All recipes are for 2 servings unless noted. Oil is canola oil and salt is kosher salt.


Ebi to moyashi no nanpuraa itame / prawn and soybean sprout saute with nam pla

The aroma and clear saltiness of nam pla highlights sweet prawns, bean sprouts and eggs.


Small handful (8-10) prawns
Large handful (150-200 g) daizu moyashi soybean sprouts
1 knob ginger
1 egg

For seasoning
1/2 tbsp shaoxing wine (sake in photo)
1/4 tsp kurozu brown rice vinegar (not in photo)
1 tsp nam pla fish sauce
1/4 tsp shiokoji salted rice malt (or salt) & pepper, to taste (not in photo)
1/4-1/2 tsp sesame oil (optional; not in photo)

1 tsp oil (for sauteing ingredients)


Clean prawns with potato starch.
Remove skinny roots and discolored parts of moyashi.
Finely chop ginger.
Lightly beat egg.


In a frying pan, heat oil, and saute moyashi at medium high to high heat.

Pepper to taste, and transfer to a plate.


In the same frying pan, cook prawns and ginger.
When prawns' color changes (turns pink), pour egg, and roughly scramble.

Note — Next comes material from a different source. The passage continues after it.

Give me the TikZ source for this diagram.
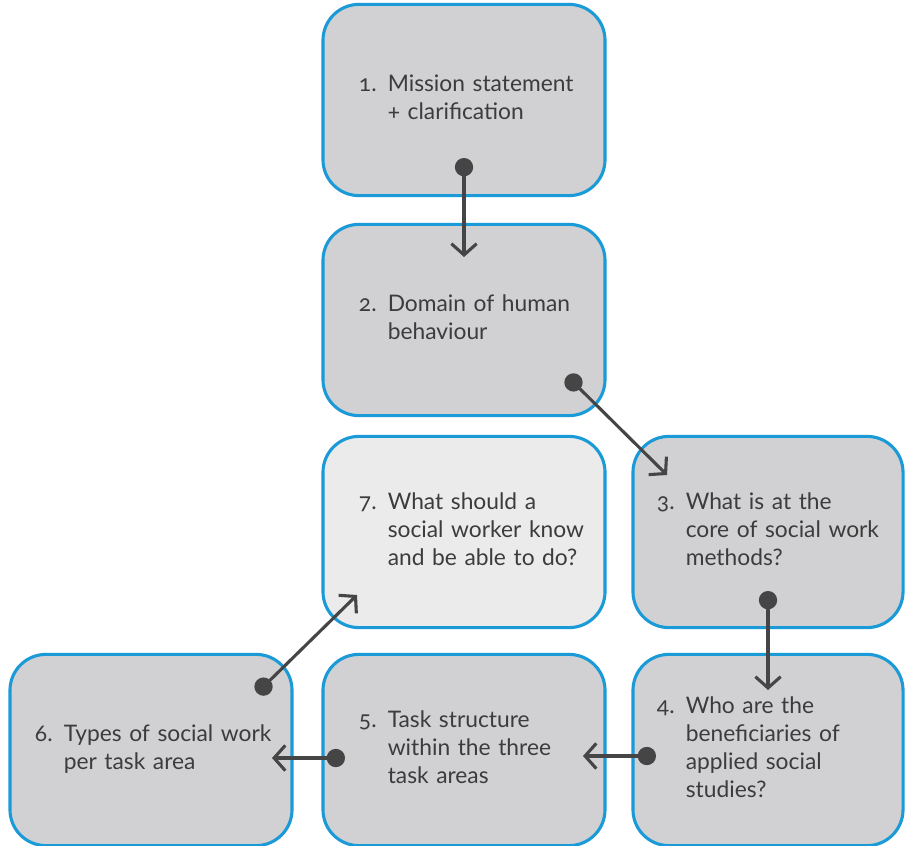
\documentclass[tikz,border=0pt]{standalone}
\usepackage{fontspec}
\setmainfont{Lato}[Numbers=OldStyle]
\usepackage{xcolor}
\usepackage{tikz}
\usetikzlibrary{arrows.meta}

\definecolor{boxblue}{HTML}{1A9AD6}
\definecolor{boxgray}{HTML}{D1D1D3}
\definecolor{boxlight}{HTML}{EBEBEB}
\definecolor{inkgray}{HTML}{3C3C3C}
\definecolor{linkgray}{HTML}{454545}

% number in front, lines aligned behind it
\newcommand{\numtext}[2]{\makebox[0.72cm][l]{#1}\begin{tabular}[t]{@{}l@{}}#2\end{tabular}}

\begin{document}
\begin{tikzpicture}[x=0.025cm, y=-0.025cm]
          % Define styles
          \tikzstyle{stage} = [draw=boxblue, line width=2.2pt, fill=boxgray, rounded corners=0.9cm,
                               minimum width=7.05cm, minimum height=4.78cm, inner sep=0pt,
                               text width=5.25cm, align=left,
                               text=inkgray, font=\fontsize{16.2}{19.8}\selectfont]
          \tikzstyle{narrow} = [minimum width=6.75cm, text width=5.55cm]
          \tikzstyle{link} = [draw=linkgray, line width=2.2pt,
                              {Circle[length=13pt]}-{Straight Barb[length=8pt, width=18pt]}]

          \useasboundingbox (0,0) rectangle (907,846);

          % Stages
          \node[stage] (m1) at (464,100) {\numtext{1.}{Mission statement\\+ clarification}};
          \node[stage] (m2) at (464,320) {\numtext{2.}{Domain of human\\behaviour}};
          \node[stage, narrow] (m3) at (768,532) {\numtext{3.}{What is at the\\core of social work\\methods?}};
          \node[stage, fill=boxlight] (m7) at (464,532) {\numtext{7.}{What should a\\social worker know\\and be able to do?}};
          \node[stage, narrow] (m4) at (768,750) {\numtext{4.}{Who are the\\beneficiaries of\\applied social\\studies?}};
          \node[stage] (m5) at (464,750) {\numtext{5.}{Task structure\\within the three\\task areas}};
          \node[stage, text width=5.8cm] (m6) at (151,750) {\numtext{6.}{Types of social work\\per task area}};

          % Links
          \draw[link] ([shift={(0,58)}]m1.center) -- ([shift={(0,-63)}]m2.center);
          \draw[link] ([shift={(103,56)}]m2.center) -- ([shift={(-101,-57)}]m3.center);
          \draw[link] ([shift={(0,59)}]m3.center) -- ([shift={(0,-60)}]m4.center);
          \draw[link] ([shift={(-112,6)}]m4.center) -- ([shift={(119,6)}]m5.center);
          \draw[link] ([shift={(-119,8)}]m5.center) -- ([shift={(121,8)}]m6.center);
          \draw[link] ([shift={(106,-57)}]m6.center) -- ([shift={(-107,63)}]m7.center);

     \end{tikzpicture}
\end{document}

Put moyashi back, add shaoxing wine, nam pla and kurozu vinegar.
Mix well.

Taste, and add shiokoji (1/4 tsp max) or a tiny pinch of salt as necessary.
(Optional) Add sesame oil, and mix well.

  • If shaoxing wine is not at hand, regular sake works fine. Shaoxing wine has a deeper taste and aroma than sake. When shaoxing wine is used, you can cut back on other seasonings (nam pla and shiokoji/salt in this recipe).
  • Kurozu brown rice vinegar has a stronger aroma and taste than regular rice wine, and it is added to impart another umami layer that works really well with shaoxing wine. Kurozu also contributes to cutting back on use of sodium-loaded seasonings.
  • Nam pla from Thailand and nuoc mam from Vietnam are probably the world's best known fish sauces. Japan has a fish sauce too, called gyosho. Gyosho goes by different names in different regions (ishiru in Ishikawa, shottsuru in Akita, etc.), and the main ingredient also differs by region.